Do this: Scan the records below for lines with the word "standalone", then state how many you find and nothing else.

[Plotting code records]
────────────────────────────────────────

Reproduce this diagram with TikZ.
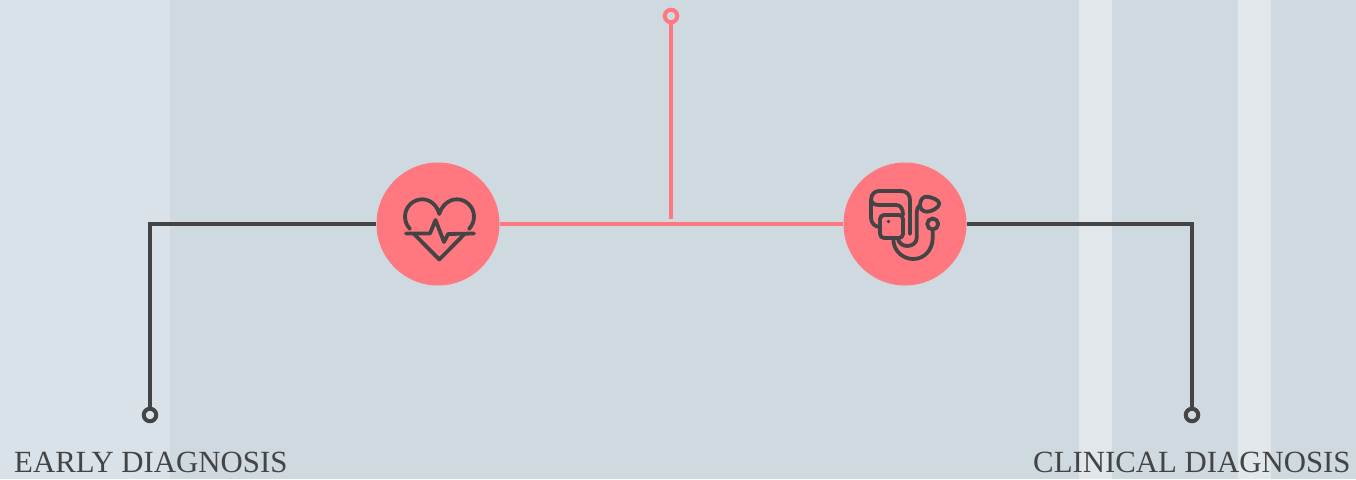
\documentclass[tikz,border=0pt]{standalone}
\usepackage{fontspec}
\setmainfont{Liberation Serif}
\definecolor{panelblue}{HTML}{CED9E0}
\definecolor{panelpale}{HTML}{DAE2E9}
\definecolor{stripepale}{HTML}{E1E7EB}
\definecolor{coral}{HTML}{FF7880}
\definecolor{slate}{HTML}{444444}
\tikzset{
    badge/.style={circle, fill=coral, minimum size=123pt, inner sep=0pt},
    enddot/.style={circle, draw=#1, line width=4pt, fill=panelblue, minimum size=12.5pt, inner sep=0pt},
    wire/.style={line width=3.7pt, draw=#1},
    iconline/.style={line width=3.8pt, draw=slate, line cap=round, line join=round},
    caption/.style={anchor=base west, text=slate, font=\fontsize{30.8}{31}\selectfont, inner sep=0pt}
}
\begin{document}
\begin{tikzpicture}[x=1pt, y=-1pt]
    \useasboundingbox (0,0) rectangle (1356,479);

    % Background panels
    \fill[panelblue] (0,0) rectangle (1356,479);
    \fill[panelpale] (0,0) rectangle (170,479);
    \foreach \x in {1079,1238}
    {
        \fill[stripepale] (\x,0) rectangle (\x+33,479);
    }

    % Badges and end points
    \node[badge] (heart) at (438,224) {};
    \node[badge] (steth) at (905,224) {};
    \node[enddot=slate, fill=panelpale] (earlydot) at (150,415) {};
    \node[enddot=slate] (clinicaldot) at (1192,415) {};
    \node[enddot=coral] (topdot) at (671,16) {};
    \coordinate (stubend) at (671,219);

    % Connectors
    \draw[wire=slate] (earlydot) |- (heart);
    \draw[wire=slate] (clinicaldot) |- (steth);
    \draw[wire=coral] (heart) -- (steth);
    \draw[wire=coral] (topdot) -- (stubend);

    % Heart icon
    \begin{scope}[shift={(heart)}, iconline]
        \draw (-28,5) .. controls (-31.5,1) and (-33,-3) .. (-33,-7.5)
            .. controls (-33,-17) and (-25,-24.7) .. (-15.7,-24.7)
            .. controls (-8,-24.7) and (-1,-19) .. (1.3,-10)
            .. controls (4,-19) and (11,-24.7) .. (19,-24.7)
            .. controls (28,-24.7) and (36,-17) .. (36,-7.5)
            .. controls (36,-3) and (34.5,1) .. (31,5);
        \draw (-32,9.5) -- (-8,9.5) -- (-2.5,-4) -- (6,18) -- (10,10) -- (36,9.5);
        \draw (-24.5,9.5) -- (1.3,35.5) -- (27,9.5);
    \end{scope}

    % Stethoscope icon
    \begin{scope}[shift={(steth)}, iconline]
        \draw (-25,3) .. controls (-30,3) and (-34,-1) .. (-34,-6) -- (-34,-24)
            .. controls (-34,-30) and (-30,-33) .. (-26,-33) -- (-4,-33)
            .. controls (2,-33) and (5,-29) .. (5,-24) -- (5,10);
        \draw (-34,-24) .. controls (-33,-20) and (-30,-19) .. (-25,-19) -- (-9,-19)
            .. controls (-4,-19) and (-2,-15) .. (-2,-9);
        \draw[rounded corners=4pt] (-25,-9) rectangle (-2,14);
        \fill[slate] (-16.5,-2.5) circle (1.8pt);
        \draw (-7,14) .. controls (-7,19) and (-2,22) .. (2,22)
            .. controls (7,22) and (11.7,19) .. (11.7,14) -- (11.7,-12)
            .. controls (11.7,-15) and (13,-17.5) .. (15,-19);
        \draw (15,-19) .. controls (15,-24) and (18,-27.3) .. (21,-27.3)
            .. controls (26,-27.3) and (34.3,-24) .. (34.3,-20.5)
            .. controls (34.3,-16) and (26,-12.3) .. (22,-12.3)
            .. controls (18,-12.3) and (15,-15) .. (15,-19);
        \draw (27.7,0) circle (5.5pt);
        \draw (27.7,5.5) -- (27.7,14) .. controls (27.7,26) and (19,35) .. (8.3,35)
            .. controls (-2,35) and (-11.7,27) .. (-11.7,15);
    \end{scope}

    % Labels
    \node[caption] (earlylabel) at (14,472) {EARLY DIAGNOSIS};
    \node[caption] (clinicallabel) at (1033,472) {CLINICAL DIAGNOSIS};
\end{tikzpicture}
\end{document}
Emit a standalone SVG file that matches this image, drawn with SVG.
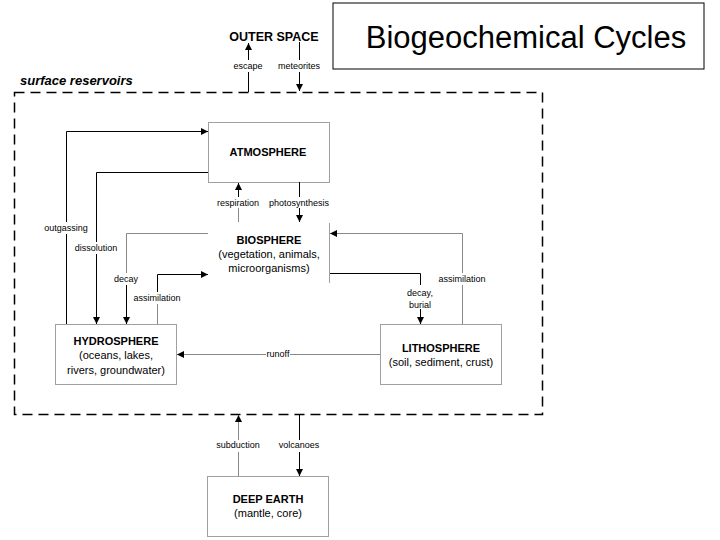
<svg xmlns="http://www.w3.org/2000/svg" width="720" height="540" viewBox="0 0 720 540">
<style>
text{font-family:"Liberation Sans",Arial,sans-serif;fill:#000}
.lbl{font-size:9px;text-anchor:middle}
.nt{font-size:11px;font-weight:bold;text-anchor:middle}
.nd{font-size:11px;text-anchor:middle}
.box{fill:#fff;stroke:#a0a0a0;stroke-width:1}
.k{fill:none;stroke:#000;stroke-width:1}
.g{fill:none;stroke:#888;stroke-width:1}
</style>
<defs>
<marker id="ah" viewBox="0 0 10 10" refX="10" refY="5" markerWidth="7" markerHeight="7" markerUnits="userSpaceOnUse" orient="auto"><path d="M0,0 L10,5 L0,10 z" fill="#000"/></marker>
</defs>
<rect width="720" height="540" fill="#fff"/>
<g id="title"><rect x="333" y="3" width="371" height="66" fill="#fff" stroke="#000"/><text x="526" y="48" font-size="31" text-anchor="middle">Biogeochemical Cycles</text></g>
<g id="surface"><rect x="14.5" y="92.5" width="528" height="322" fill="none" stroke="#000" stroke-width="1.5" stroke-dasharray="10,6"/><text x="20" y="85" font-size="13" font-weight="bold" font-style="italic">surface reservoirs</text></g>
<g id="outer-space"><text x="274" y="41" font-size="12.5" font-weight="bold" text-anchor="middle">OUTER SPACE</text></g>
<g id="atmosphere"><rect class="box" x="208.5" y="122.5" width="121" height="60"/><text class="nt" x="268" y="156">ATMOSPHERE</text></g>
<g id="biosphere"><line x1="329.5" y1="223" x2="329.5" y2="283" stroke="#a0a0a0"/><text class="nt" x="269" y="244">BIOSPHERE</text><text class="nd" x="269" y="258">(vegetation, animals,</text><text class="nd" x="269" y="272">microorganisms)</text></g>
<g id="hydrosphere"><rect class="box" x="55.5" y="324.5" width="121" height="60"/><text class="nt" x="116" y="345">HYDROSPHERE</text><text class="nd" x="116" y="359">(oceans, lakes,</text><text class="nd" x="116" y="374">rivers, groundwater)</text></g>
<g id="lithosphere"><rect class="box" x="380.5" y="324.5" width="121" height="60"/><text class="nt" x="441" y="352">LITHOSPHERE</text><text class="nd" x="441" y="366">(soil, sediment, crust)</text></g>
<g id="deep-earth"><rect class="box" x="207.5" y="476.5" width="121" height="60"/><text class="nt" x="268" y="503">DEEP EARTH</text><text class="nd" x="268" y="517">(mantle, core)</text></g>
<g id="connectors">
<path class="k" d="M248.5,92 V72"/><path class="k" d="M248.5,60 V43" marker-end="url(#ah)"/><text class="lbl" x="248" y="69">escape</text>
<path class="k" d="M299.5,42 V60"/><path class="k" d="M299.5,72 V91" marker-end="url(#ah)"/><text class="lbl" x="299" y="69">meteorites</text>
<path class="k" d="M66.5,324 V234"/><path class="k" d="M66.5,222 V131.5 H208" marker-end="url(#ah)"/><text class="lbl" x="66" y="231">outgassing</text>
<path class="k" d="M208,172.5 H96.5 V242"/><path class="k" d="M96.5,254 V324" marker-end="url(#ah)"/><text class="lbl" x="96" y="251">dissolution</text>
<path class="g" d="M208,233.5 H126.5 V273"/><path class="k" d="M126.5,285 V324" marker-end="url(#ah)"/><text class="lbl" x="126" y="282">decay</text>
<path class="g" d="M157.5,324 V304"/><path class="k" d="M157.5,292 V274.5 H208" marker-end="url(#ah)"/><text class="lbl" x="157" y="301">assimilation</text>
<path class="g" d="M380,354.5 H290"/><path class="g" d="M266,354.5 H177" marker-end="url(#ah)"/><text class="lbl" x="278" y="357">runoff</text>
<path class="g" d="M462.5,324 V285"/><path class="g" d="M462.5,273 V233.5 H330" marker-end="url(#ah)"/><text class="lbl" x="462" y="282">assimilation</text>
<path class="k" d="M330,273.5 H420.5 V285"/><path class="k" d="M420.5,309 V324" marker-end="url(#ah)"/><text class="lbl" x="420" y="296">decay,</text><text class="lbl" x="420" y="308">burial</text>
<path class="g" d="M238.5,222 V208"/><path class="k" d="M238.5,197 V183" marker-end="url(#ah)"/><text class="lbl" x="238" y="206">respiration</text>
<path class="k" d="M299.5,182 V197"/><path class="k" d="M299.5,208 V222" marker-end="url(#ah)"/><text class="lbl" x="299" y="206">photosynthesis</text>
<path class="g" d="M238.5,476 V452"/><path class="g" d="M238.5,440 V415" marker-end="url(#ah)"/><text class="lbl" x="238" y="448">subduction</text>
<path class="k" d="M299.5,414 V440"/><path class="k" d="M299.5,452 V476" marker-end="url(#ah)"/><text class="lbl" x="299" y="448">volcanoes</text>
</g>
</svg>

────────────────────────────────────────

Answer below: 2